Consistency means two things:
- backing up what we say with what we do, and
- sticking with changes for the long haul.
The first one is straightforward: It’s about authenticity. Employees can spot it immediately if their organization pays lip-service to emotional intelligence but is led by leaders who aren’t themselves vulnerable or humble. Or if a company preaches work-life balance but continually piles extra duties onto employees’ plates. The change must be consistently baked into leaders’ actions, not just their words.
The second is tougher. Imagine your organization hosts a well-received training about trust-building and communication. The executive team leaves the training feeling empowered and excited to implement changes in their approach. Two months later, an intense external challenge arises that shifts the team’s focus to problem-solving. Very quickly, the new tools the team learned are abandoned in order to focus on the immediate threat. It’s easier for people to return to old patterns — especially in times of pressure — than devote time and capacity to new behaviors and processes, even when we know those approaches work. Progress is shelved. The investment is lost.
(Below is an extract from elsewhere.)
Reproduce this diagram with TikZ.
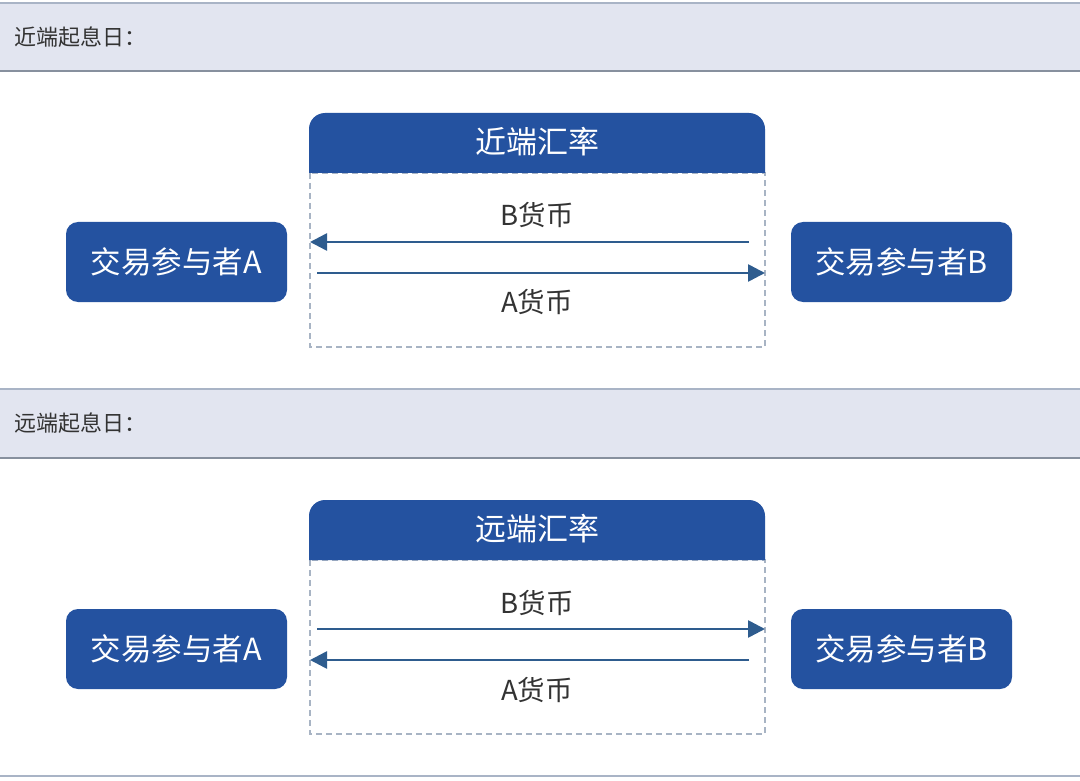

This is where a leadership coach comes in. A coach is like your external accountability partner, maintaining consistency when you can’t. My long-term coaching clients have done the work to build the knowledge and skills they need to understand their organization’s issues, they’ve established new practices and mindsets, but even the most dedicated leaders can sometimes get lost in emergent priorities. A workplace coach is there to nudge the train back onto the track so that results are durable and consistent.